SHORT TASK: Restate the material word for word and leave out anything that is a picture.

DATA EXCERPT:
..........

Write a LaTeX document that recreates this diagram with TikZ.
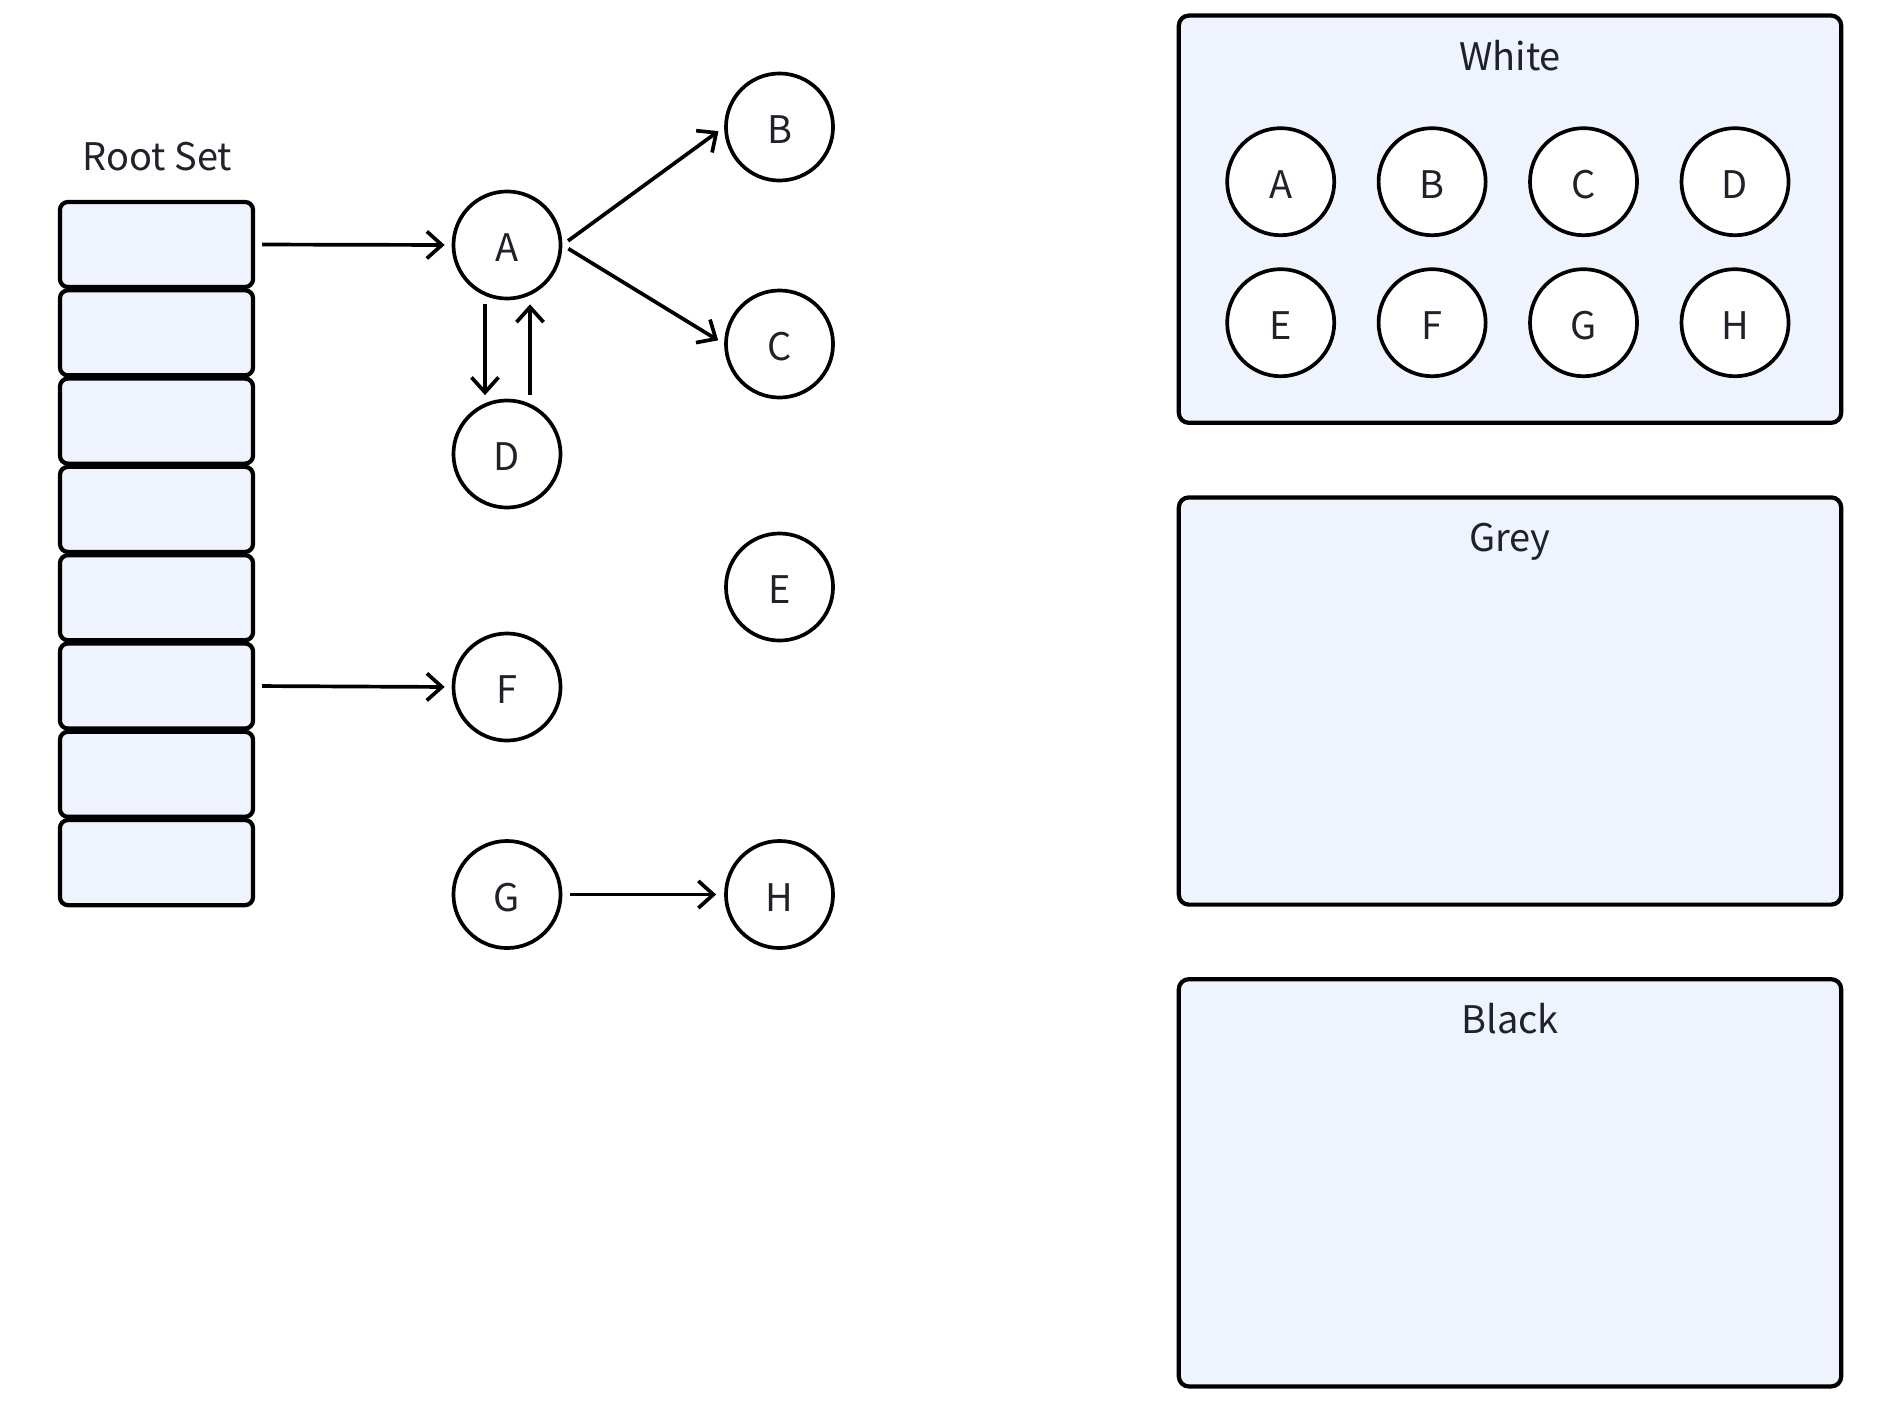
\documentclass[tikz,border=0pt]{standalone}
\usepackage{fontspec}
\setmainfont{Noto Sans CJK SC}
\usetikzlibrary{arrows.meta}
\definecolor{setfill}{HTML}{EEF3FE}
\definecolor{ink}{HTML}{1F2329}
\begin{document}
\begin{tikzpicture}[x=0.01cm, y=-0.01cm,
    font=\fontsize{10.8pt}{12pt}\selectfont, text=ink,
    obj/.style={circle, draw, line width=1.05pt, fill=white, minimum size=1.07cm, inner sep=0pt,
      text height=9.5pt, text depth=0pt},
    slot/.style={rectangle, rounded corners=0.08cm, draw, line width=1.2pt, fill=setfill,
      minimum width=1.93cm, minimum height=0.85cm, inner sep=0pt},
    colorset/.style={rectangle, rounded corners=0.1cm, draw, line width=1.2pt, fill=setfill,
      minimum width=6.62cm, minimum height=4.07cm, inner sep=0pt},
    setlbl/.style={anchor=base},
    pointer/.style={-{Straight Barb[length=0.15cm, width=0.27cm]}, line width=1.05pt}]
  \useasboundingbox (0,0) rectangle (1880,1418);
  % root set
  \draw
    (157.5,170) node[setlbl] (rootlbl) {Root Set}
    (156.5,244.5) node[slot] (r1) {}
    (156.5,332.8) node[slot] (r2) {}
    (156.5,421.1) node[slot] (r3) {}
    (156.5,509.4) node[slot] (r4) {}
    (156.5,597.7) node[slot] (r5) {}
    (156.5,686.0) node[slot] (r6) {}
    (156.5,774.3) node[slot] (r7) {}
    (156.5,862.6) node[slot] (r8) {};
  % object graph
  \draw
    (507,245) node[obj] (A) {A}
    (779.5,127) node[obj] (B) {B}
    (779.5,344) node[obj] (C) {C}
    (507,454) node[obj] (D) {D}
    (779.5,587) node[obj] (E) {E}
    (507,687) node[obj] (F) {F}
    (507,894.5) node[obj] (G) {G}
    (779.5,894.5) node[obj] (H) {H};
  \begin{scope}[pointer]
    \draw[shorten <=0.07cm, shorten >=0.07cm] (r1.east) to (A.west);
    \draw[shorten <=0.07cm, shorten >=0.07cm] (r6.east) to (F.west);
    \draw[shorten <=0.07cm, shorten >=0.07cm] (A.east) to (B.west);
    \draw[shorten <=0.07cm, shorten >=0.07cm] (A.east) to (C.west);
    \draw[shorten <=0.035cm, shorten >=0.035cm] ([xshift=-0.22cm]A.south) to ([xshift=-0.22cm]D.north);
    \draw[shorten <=0.04cm, shorten >=0.04cm] ([xshift=0.23cm]D.north) to ([xshift=0.23cm]A.south);
    \draw[shorten <=0.08cm, shorten >=0.08cm] (G.east) to (H.west);
  \end{scope}
  % colour sets
  \draw
    (1510,219.2) node[colorset] (wset) {}
    (1510,701.0) node[colorset] (gset) {}
    (1510,1182.8) node[colorset] (bset) {}
    (1510,70) node[setlbl] (wlbl) {White}
    (1510,551.5) node[setlbl] (glbl) {Grey}
    (1510,1033.5) node[setlbl] (blbl) {Black};
  \draw
    (1280.7,181.7) node[obj] (wA) {A}
    (1432.1,181.7) node[obj] (wB) {B}
    (1583.5,181.7) node[obj] (wC) {C}
    (1735.0,181.7) node[obj] (wD) {D}
    (1280.7,322.7) node[obj] (wE) {E}
    (1432.1,322.7) node[obj] (wF) {F}
    (1583.5,322.7) node[obj] (wG) {G}
    (1735.0,322.7) node[obj] (wH) {H};
\end{tikzpicture}
\end{document}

..........

COMPLETE RESPONSE:
Write a LaTeX document that recreates this diagram with TikZ.
\documentclass[tikz,border=0pt]{standalone}
\usepackage{fontspec}
\setmainfont{Noto Sans CJK SC}
\usetikzlibrary{arrows.meta}
\definecolor{setfill}{HTML}{EEF3FE}
\definecolor{ink}{HTML}{1F2329}
\begin{document}
\begin{tikzpicture}[x=0.01cm, y=-0.01cm,
    font=\fontsize{10.8pt}{12pt}\selectfont, text=ink,
    obj/.style={circle, draw, line width=1.05pt, fill=white, minimum size=1.07cm, inner sep=0pt,
      text height=9.5pt, text depth=0pt},
    slot/.style={rectangle, rounded corners=0.08cm, draw, line width=1.2pt, fill=setfill,
      minimum width=1.93cm, minimum height=0.85cm, inner sep=0pt},
    colorset/.style={rectangle, rounded corners=0.1cm, draw, line width=1.2pt, fill=setfill,
      minimum width=6.62cm, minimum height=4.07cm, inner sep=0pt},
    setlbl/.style={anchor=base},
    pointer/.style={-{Straight Barb[length=0.15cm, width=0.27cm]}, line width=1.05pt}]
  \useasboundingbox (0,0) rectangle (1880,1418);
  % root set
  \draw
    (157.5,170) node[setlbl] (rootlbl) {Root Set}
    (156.5,244.5) node[slot] (r1) {}
    (156.5,332.8) node[slot] (r2) {}
    (156.5,421.1) node[slot] (r3) {}
    (156.5,509.4) node[slot] (r4) {}
    (156.5,597.7) node[slot] (r5) {}
    (156.5,686.0) node[slot] (r6) {}
    (156.5,774.3) node[slot] (r7) {}
    (156.5,862.6) node[slot] (r8) {};
  % object graph
  \draw
    (507,245) node[obj] (A) {A}
    (779.5,127) node[obj] (B) {B}
    (779.5,344) node[obj] (C) {C}
    (507,454) node[obj] (D) {D}
    (779.5,587) node[obj] (E) {E}
    (507,687) node[obj] (F) {F}
    (507,894.5) node[obj] (G) {G}
    (779.5,894.5) node[obj] (H) {H};
  \begin{scope}[pointer]
    \draw[shorten <=0.07cm, shorten >=0.07cm] (r1.east) to (A.west);
    \draw[shorten <=0.07cm, shorten >=0.07cm] (r6.east) to (F.west);
    \draw[shorten <=0.07cm, shorten >=0.07cm] (A.east) to (B.west);
    \draw[shorten <=0.07cm, shorten >=0.07cm] (A.east) to (C.west);
    \draw[shorten <=0.035cm, shorten >=0.035cm] ([xshift=-0.22cm]A.south) to ([xshift=-0.22cm]D.north);
    \draw[shorten <=0.04cm, shorten >=0.04cm] ([xshift=0.23cm]D.north) to ([xshift=0.23cm]A.south);
    \draw[shorten <=0.08cm, shorten >=0.08cm] (G.east) to (H.west);
  \end{scope}
  % colour sets
  \draw
    (1510,219.2) node[colorset] (wset) {}
    (1510,701.0) node[colorset] (gset) {}
    (1510,1182.8) node[colorset] (bset) {}
    (1510,70) node[setlbl] (wlbl) {White}
    (1510,551.5) node[setlbl] (glbl) {Grey}
    (1510,1033.5) node[setlbl] (blbl) {Black};
  \draw
    (1280.7,181.7) node[obj] (wA) {A}
    (1432.1,181.7) node[obj] (wB) {B}
    (1583.5,181.7) node[obj] (wC) {C}
    (1735.0,181.7) node[obj] (wD) {D}
    (1280.7,322.7) node[obj] (wE) {E}
    (1432.1,322.7) node[obj] (wF) {F}
    (1583.5,322.7) node[obj] (wG) {G}
    (1735.0,322.7) node[obj] (wH) {H};
\end{tikzpicture}
\end{document}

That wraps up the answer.